Une démarche encouragée par l’UER, le regroupement des médias de service public, qui appelle de ses vœux une plateforme 5G ouverte et interopérable.
Disponibilité des fréquences
Reste l’épineux sujet de la disponibilité des fréquences. Dans le cas d’un réseau 5G dédié se poseront des problèmes de ressources en spectre et d’efficacité, soulignent des spécialistes. « Les bandes 3,5 GHz et 26 GHz sont trop élevées, les cellules sont trop petites pour avoir une couverture nationale. Il reste la bande basse 700 mais elle est réduite et utilisée par le réseau mobile 4G », fait observer Arnaud Lucaussy, le secrétaire général de TDF.
Une situation confirmée par l’Agence nationale française des fréquences (ANFR) sans toutefois fermer toutes les perspectives. La question se pose aujourd’hui de réattribuer à la 5G dans le futur la bande Ultra Haute Fréquence (comprise entre 300 MHz et 3GHz), aujourd’hui allouée à la TNT. « La 5G pourrait en effet faire de la diffusion unidirectionnelle et anonyme (sans abonnement) », souligne un porte-parole de l’ANFR.
En attendant, la solution serait de louer le réseau mobile 5G des opérateurs télécoms. Le « network slicing », qui revient à découper le réseau en tranches logicielles, permettrait de garantir un minimum de qualité de service même si le réseau mobile reste partagé. Ce qui n’empêchera pas le public de se connecter parallèlement en 5G pour regarder ponctuellement des programmes de type replay de façon délinéarisée sur ses terminaux mobiles.

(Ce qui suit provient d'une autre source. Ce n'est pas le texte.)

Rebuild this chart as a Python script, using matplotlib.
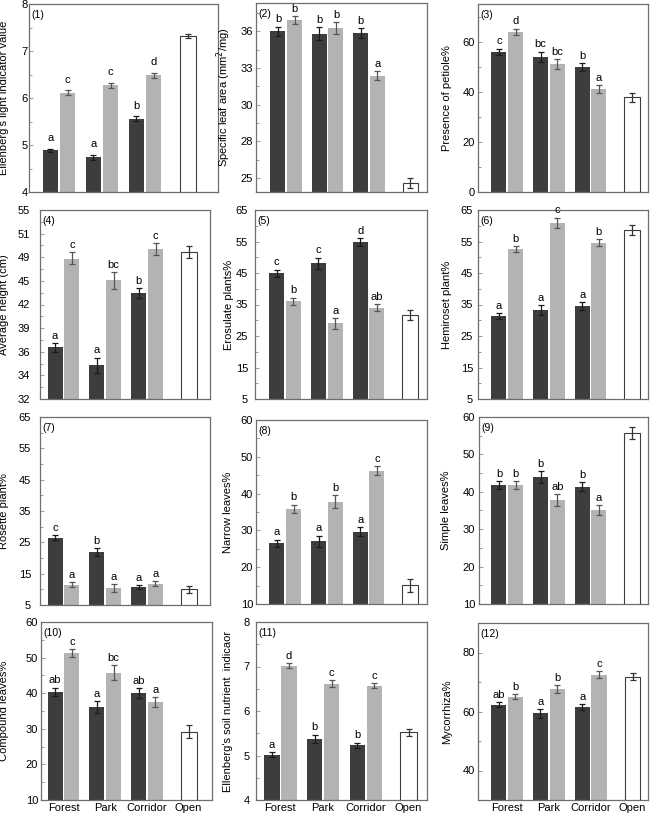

Certes, la 5G apparaît pleine de promesses… mais elle doit encore apporter la preuve qu’elle peut relever le défi d’une diffusion linéaire de la télévision sur tout le territoire, en assurant une qualité de service irréprochable. Pour ces spécialistes, n’enterrons pas trop vite la TNT : ses défenseurs misent sur les Jeux olympiques de 2024 pour prouver sa capacité à évoluer et intégrer de nouveaux formats comme la 4K (Ultra HD).